One copy of the search warrants has a return attached to it, but it is essentially illegible.
In any event, the court finds that the magistrate judge correctly considered the premises to be searched and found that the search was justified. Major Hensley believed that the building was only a garage, but upon entering the building, the officers learned that there was garage and an apartment. Further, another portion of the garage had been divided into small sleeping apartments. The officers quickly did a protective sweep of the apartment and garage, including a storage loft above the apartment. Later, the defendant was asked about a non-functioning soft drink machine in the garage, and the defendant told the officers that the key was either in his apartment in a bedside table or his SUV parked outside. Thus, the officers had the defendant's consent to enter both those areas to look for the key. Finally, the officers checked one of the sleeping apartments because they were told there might have been someone who had overdosed on methamphetamine in the apartment. There was no one there, and the officers did not search beyond looking in areas where a person might be.

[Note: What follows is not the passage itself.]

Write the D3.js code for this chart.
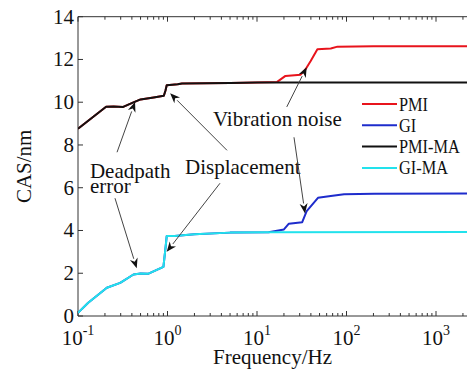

Thus, to the extent that any evidence was seized from areas beyond the garage and the defendant's vehicle, the officers either had permission or a valid reason to check the areas. The defendant's objection concerning the scope of the search will be overruled.
Consent
Finally, the defendant contends that there was not a voluntary consent to search areas of the garage not listed on the warrant. As discussed above, however, the officers did a protective sweep of the whole premises, then looked in the defendant's bedroom and his SUV for the key to the soft drink machine with the defendant's consent. The drawings of the layout of the premises show that one area of the garage leads into another, and the officers were justified in checking for other persons before they began searching the garage area for evidence related to the manufacture of methamphetamine. Whether the defendant's wife consented to a search of the apartment or not (the officers say she did, Ms. Ambrose says she did not), the officers entered only long enough to look for other persons and to look in the bedside table for the key to the soft drink machine.
The court finds that the magistrate judge correctly analyzed and considered the defendant's consent issue. this issue will likewise be overruled.
The court has reviewed de novo the pleadings, the report and recommendation, and the exhibits to and transcript of the suppression hearing, and ADOPTS the report and recommendation in its entirety. It is hereby ORDERED that the defendant's objections to the report and recommendation are overruled, and his motion to suppress evidence [doc. 127] is DENIED.